Looking to move Data from Share Point data to a vector Data Using Open AI

I am currently trying to move data from MS SharePoint to A Vector Database using Open AI. I have designed the workflow to pull the data pages but I'm not sure how the data to be broken into chunks and embedded into the Pine cone database.

We are using PDF, WOrs and excel files in the SP site but looking to focus on PDF at the moment.

Hi Thomas,

Thanks for reaching out. It’s great to hear you’ve already set up the workflow to extract content from SharePoint. Regarding your question about chunking, I am providing a very common chunking approach - Recursive Character Text Splitter. This will work for almost all kind of data.

You can create a preSavePage hook and add the following code to chunk the data in suitable length chunks.
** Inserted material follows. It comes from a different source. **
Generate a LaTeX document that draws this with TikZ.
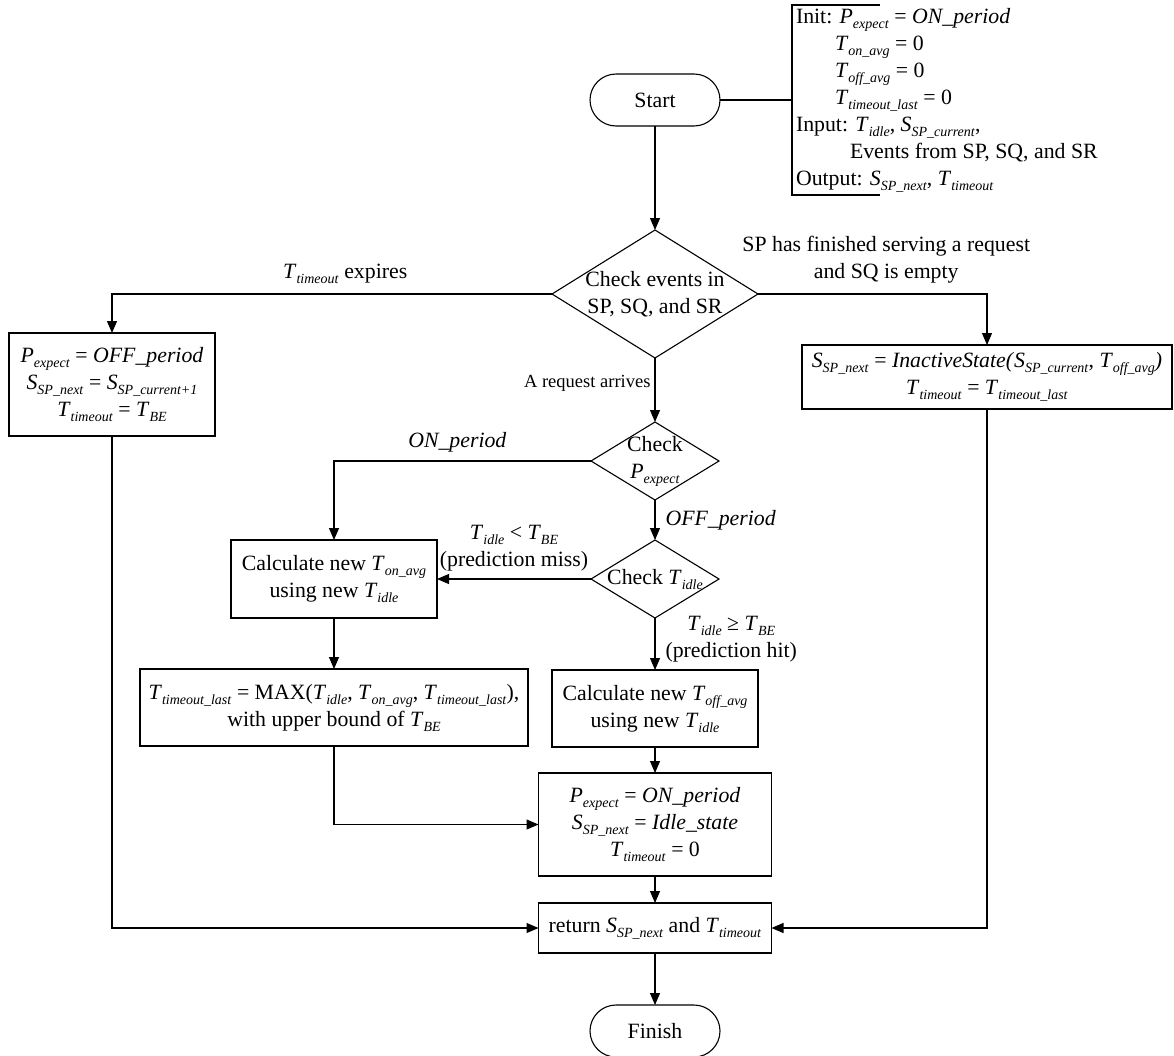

For the following code, I have used ["\n\n", "\n", " ", ""] as the separators. You can change it based on your needs. You can change the chunk size and overlap as per your needs.

//preSavePage script
class RecursiveCharacterTextSplitter {
  constructor(options) {
    this.chunkSize = options.chunkSize || 1000;
    this.chunkOverlap = options.chunkOverlap || 200;
    this.separators = options.separators || ["\n\n", "\n", " ", ""]; // Default separators
  }
  splitText(text) {
    const chunks = [];
    let remainingText = text;
    const _recursiveSplit = (currentText, currentSeparators) => {
      if (currentText.length <= this.chunkSize) {
        chunks.push(currentText);
        return;
      }
      if (currentSeparators.length === 0) {
        // Fallback if no more separators can be used to split within chunk size
        chunks.push(currentText.substring(0, this.chunkSize));
        if (currentText.length > this.chunkSize) {
          // Add remaining part, potentially with overlap
          _recursiveSplit(currentText.substring(this.chunkSize - this.chunkOverlap), []);
        }
        return;
      }
      const separator = currentSeparators[0];
      const parts = currentText.split(separator);
      const nextSeparators = currentSeparators.slice(1);
      let currentChunk = "";
      for (let i = 0; i < parts.length; i++) {
        const part = parts[i];
        if ((currentChunk + part + (i < parts.length - 1 ? separator : "")).length <= this.chunkSize) {
          currentChunk += part + (i < parts.length - 1 ? separator : "");
        } else {
          if (currentChunk.length > 0) {
            _recursiveSplit(currentChunk, nextSeparators);
          }
          currentChunk = part + (i < parts.length - 1 ? separator : "");
        }
      }
      if (currentChunk.length > 0) {
        _recursiveSplit(currentChunk, nextSeparators);
      }
    };
    _recursiveSplit(remainingText, this.separators);
    return chunks;
  }
}
function preSavePage (options) {
  const splitter = new RecursiveCharacterTextSplitter({
  chunkSize: 500,
  chunkOverlap: 70,
  separators: ["\n\n", "\n", " ", ""]
  });
  const chunks = splitter.splitText(options.data[0]._raw);
  //console.log(chunks.length)
  return {
    data: chunks, 
    errors: options.errors,
    abort: false,
    newErrorsAndRetryData: []
  }
}

Let me know if this works for you. please feel free to reach out if you need any further assistance.

Thanks

@thomasjohnnielsen926 …. how’d it go?

I did try this, but was not able to get it to work. We are working with @anirudhsundaram54. I have asked him to review these notes and see if he can get it to work.